The Coe Center is working hard to ensure that we, and our visitors, see the people behind the Native art objects first. Putting people first places the object within the culture and its heritage and its families. Placing objects back within the contexts of its making allows us to “see” and recognize and appreciate more of the object’s beauty. Yes, indeed, there is an intangible of aesthetics in how we perceive and understand beauty.

Consider for a moment that a less than perfect pot is sitting on your mantle; it is incredibly beautiful because its acquisition started a life-long passion and friendship. I may not see that when looking at the pot, but you certainly do each time you look at it. Beauty is not hardwired in humans but something we train ourselves to know. So, it makes perfect sense that when we see a basket maker’s motivations and cultural surroundings, we can increase our ability as appreciators and judges of what we consider to be beautiful and meaningful.

Truly one of the wonderful aspects of the Coe collections and Ted’s curatorial work is how hard he worked to orient his viewers and readers to see artists first.
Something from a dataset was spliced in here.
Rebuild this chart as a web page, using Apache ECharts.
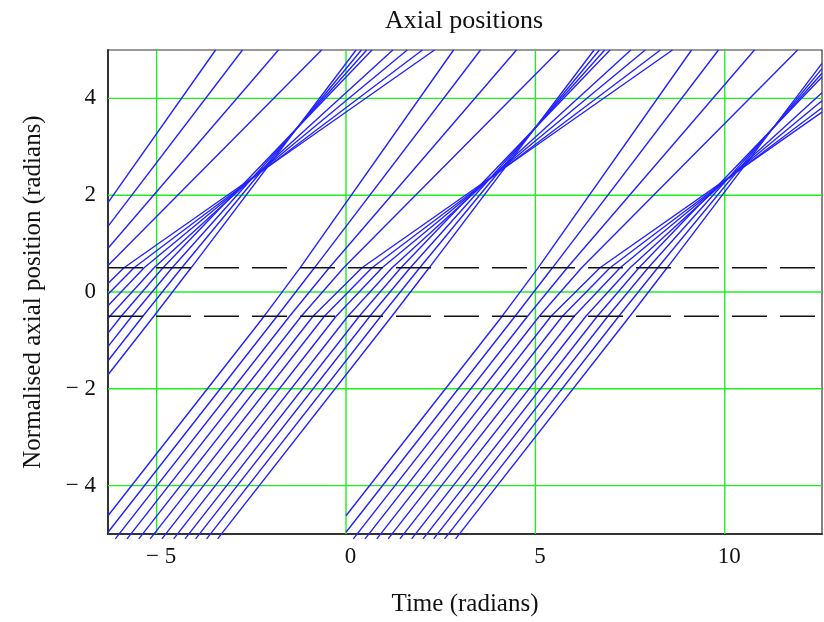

It is not happenstance that he went from the objectivity of all historic art in Sacred Circles to the people-centric viewpoint of his next major exhibition, Lost and Found Traditions: Native American Art 1965-1985. The two exhibitions had equal doses of beauty to appreciate. The shift in Ted’s curatorial work from absorption to reflection is the difference in his intent between the exhibitions.

Ted wrote about these two baskets: They have about them an unassuming dignity which alludes to one of endless facets of poetics and aesthetic sensitivity, which defies definition because of the complexities involved with Pomo basket artistry. But it has to do with a rare modesty to which nothing could be added to the statement already made.